Quote the listing in full, exactly as given, minus any pictures.

[BEGIN Information shown]

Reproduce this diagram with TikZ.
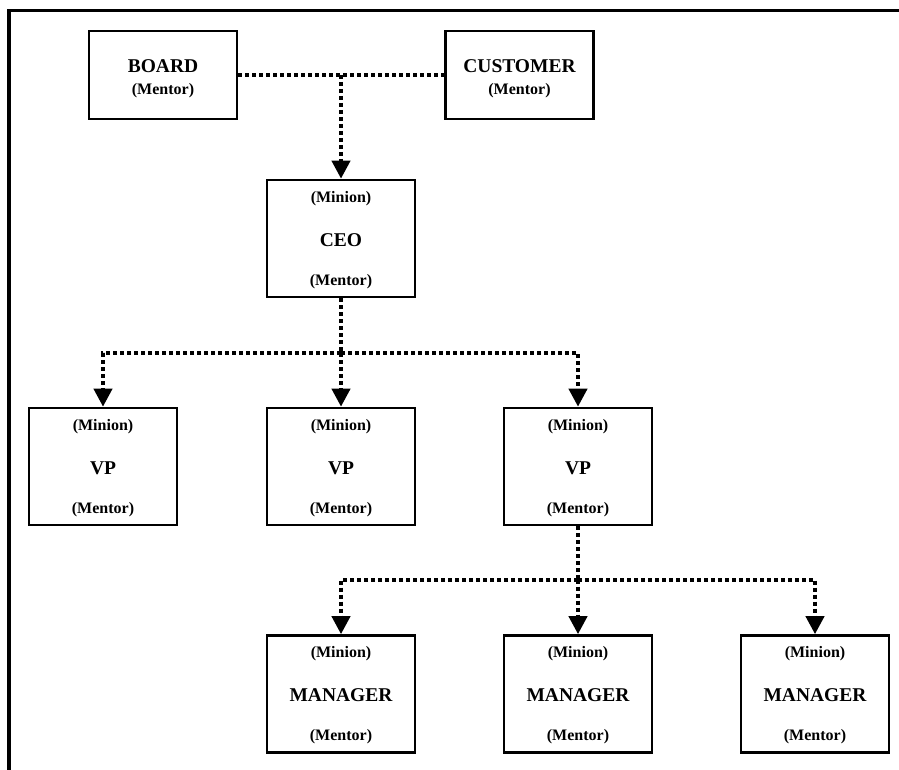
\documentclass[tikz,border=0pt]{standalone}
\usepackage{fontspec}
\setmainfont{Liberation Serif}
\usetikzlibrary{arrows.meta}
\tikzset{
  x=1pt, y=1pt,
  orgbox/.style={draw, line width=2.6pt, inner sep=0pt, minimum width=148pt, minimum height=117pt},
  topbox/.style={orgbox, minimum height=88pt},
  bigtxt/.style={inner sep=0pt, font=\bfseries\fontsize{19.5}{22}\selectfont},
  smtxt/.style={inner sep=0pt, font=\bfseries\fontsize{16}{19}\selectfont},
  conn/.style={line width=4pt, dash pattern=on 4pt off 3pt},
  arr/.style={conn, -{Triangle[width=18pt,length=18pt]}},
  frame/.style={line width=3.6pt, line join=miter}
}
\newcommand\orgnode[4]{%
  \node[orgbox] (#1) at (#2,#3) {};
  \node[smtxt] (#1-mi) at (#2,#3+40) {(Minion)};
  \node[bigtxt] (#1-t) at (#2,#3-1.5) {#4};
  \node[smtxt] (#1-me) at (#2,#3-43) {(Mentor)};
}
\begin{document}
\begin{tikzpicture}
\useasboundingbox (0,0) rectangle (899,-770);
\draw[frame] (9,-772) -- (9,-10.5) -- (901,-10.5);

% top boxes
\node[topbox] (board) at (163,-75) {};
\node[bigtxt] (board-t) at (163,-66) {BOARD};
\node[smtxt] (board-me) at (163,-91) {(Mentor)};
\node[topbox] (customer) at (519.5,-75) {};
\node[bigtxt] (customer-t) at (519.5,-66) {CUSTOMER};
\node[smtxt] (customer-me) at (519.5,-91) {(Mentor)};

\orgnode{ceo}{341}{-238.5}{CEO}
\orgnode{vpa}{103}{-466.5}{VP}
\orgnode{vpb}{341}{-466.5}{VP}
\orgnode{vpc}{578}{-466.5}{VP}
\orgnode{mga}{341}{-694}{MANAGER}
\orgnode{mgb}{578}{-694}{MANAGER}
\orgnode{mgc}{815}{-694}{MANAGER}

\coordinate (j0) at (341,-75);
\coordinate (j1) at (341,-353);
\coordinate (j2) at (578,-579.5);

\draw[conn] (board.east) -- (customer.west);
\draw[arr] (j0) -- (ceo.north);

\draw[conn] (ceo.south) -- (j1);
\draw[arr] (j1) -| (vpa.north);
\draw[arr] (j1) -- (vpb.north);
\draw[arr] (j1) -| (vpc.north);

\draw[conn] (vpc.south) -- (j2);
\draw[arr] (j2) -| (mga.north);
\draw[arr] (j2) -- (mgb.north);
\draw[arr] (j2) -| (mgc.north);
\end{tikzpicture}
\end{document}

[END Information shown]

▸ **The output**:
Reproduce this diagram with TikZ.
\documentclass[tikz,border=0pt]{standalone}
\usepackage{fontspec}
\setmainfont{Liberation Serif}
\usetikzlibrary{arrows.meta}
\tikzset{
  x=1pt, y=1pt,
  orgbox/.style={draw, line width=2.6pt, inner sep=0pt, minimum width=148pt, minimum height=117pt},
  topbox/.style={orgbox, minimum height=88pt},
  bigtxt/.style={inner sep=0pt, font=\bfseries\fontsize{19.5}{22}\selectfont},
  smtxt/.style={inner sep=0pt, font=\bfseries\fontsize{16}{19}\selectfont},
  conn/.style={line width=4pt, dash pattern=on 4pt off 3pt},
  arr/.style={conn, -{Triangle[width=18pt,length=18pt]}},
  frame/.style={line width=3.6pt, line join=miter}
}
\newcommand\orgnode[4]{%
  \node[orgbox] (#1) at (#2,#3) {};
  \node[smtxt] (#1-mi) at (#2,#3+40) {(Minion)};
  \node[bigtxt] (#1-t) at (#2,#3-1.5) {#4};
  \node[smtxt] (#1-me) at (#2,#3-43) {(Mentor)};
}
\begin{document}
\begin{tikzpicture}
\useasboundingbox (0,0) rectangle (899,-770);
\draw[frame] (9,-772) -- (9,-10.5) -- (901,-10.5);

% top boxes
\node[topbox] (board) at (163,-75) {};
\node[bigtxt] (board-t) at (163,-66) {BOARD};
\node[smtxt] (board-me) at (163,-91) {(Mentor)};
\node[topbox] (customer) at (519.5,-75) {};
\node[bigtxt] (customer-t) at (519.5,-66) {CUSTOMER};
\node[smtxt] (customer-me) at (519.5,-91) {(Mentor)};

\orgnode{ceo}{341}{-238.5}{CEO}
\orgnode{vpa}{103}{-466.5}{VP}
\orgnode{vpb}{341}{-466.5}{VP}
\orgnode{vpc}{578}{-466.5}{VP}
\orgnode{mga}{341}{-694}{MANAGER}
\orgnode{mgb}{578}{-694}{MANAGER}
\orgnode{mgc}{815}{-694}{MANAGER}

\coordinate (j0) at (341,-75);
\coordinate (j1) at (341,-353);
\coordinate (j2) at (578,-579.5);

\draw[conn] (board.east) -- (customer.west);
\draw[arr] (j0) -- (ceo.north);

\draw[conn] (ceo.south) -- (j1);
\draw[arr] (j1) -| (vpa.north);
\draw[arr] (j1) -- (vpb.north);
\draw[arr] (j1) -| (vpc.north);

\draw[conn] (vpc.south) -- (j2);
\draw[arr] (j2) -| (mga.north);
\draw[arr] (j2) -- (mgb.north);
\draw[arr] (j2) -| (mgc.north);
\end{tikzpicture}
\end{document}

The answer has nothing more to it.